There are some obvious corollaries, such as Rhyme & Reason being banished by the two powerful rulers who used to share power. King Azaz the Unabridged lords over the media dynasties like NYT/CNN/WaPo/WSJ and perhaps he will be portrayed by Thomas Friedman or David Brooks when the inevitable reboot is produced. The Mathemagician, his brother and ruler of Digitopolis is the overlord of Silicon Valley, deploying the highly productive sleep of pure reason to bring forth all manner of technological solution monsters upon our increasingly uncertain world. Doubtless much fervor will be generated over whether Elon Musk or Peter Thiel ultimately defeats the other to land the role. And of course, the story climax involves the harrowing journey through the Mountains of Ignorance, peopled by every manner of deplorable demon imaginable. So many candidates to choose from… Sarah Sanders, Anthony Scaramucci, John Bolton, Mick Mulvaney, Larry Kudlow, Stephen Miller, Steve Bannon, Sebastian Gorka, Sean Spicer, Kellyanne Conway, Jared, Ivanka, Eric, Jr. And that’s only from one side of the aisle! Those mountains have plenty of room to house all of Clinton and Obama’s depraved creatures too. I’m not sure if Geithner or Summers should portray the Threadbare Excuse.
I’m not convinced that Powell is our Milo either. Like his predecessors he appears to have veered off the road straight into The Doldrums where his kind is wont to remain.

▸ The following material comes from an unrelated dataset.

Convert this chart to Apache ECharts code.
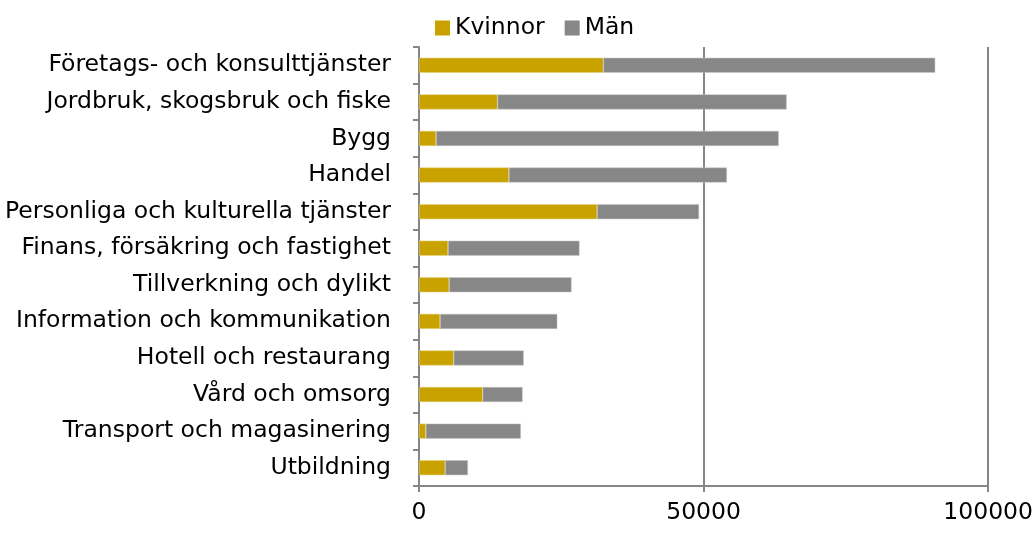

It’s clear the Fed is putting on a full court press to control the narrative. What have we had, 10 Fed officials in the last 2 days talking about patience on rate hikes ? They know how to play that game and market “playas” know it too.
But, Powell also went out of his way to say he wanted QT to go on, that the balance sheet was too big. He didn’t have to say that. That was a more determined Powell on QT than last Friday
So is the game now hold off on rate increases, talk dovishly, yet keep on, keeping on with the $50 Billion / month QT ??
Oh, and the ECB stopped their QE too.
Fascinating experiment eh?
So, “This is why your fundamental research doesn’t matter anymore” and “This is why your fundamental research will never matter again” are pretty strong words.
This seems especially so in the context of conditions laid out in “You are Here”. If “Cooperative and multi-play games in both international politics and domestic politics … are becoming competitive and single-play games”, which I believe they are, then it will become exceptionally difficult to manage capital markets as “public utilities”. I’m sure central bankers will try, but one would have to have an enormous degree of confidence in their ability to manage through. I don’t believe they are that skillful. Further, it is a lot easier for investors to believe a narrative when liquidity is increasing and the global economy is growing reasonably well. When either or both of those conditions change, which it appears they are, it will be much harder for anyone to believe in the power of the narrative central bank omnipotence.
So I agree with Mark Clark that the comments about fundamental research never mattering again seem to be “going out on a limb”. Ben, do you really believe central bankers can maintain their hold on the narrative of omnipotence through the widening gyre, the prospects of slower economic growth and the constraints of too much debt? It seems to me that something is likely to break.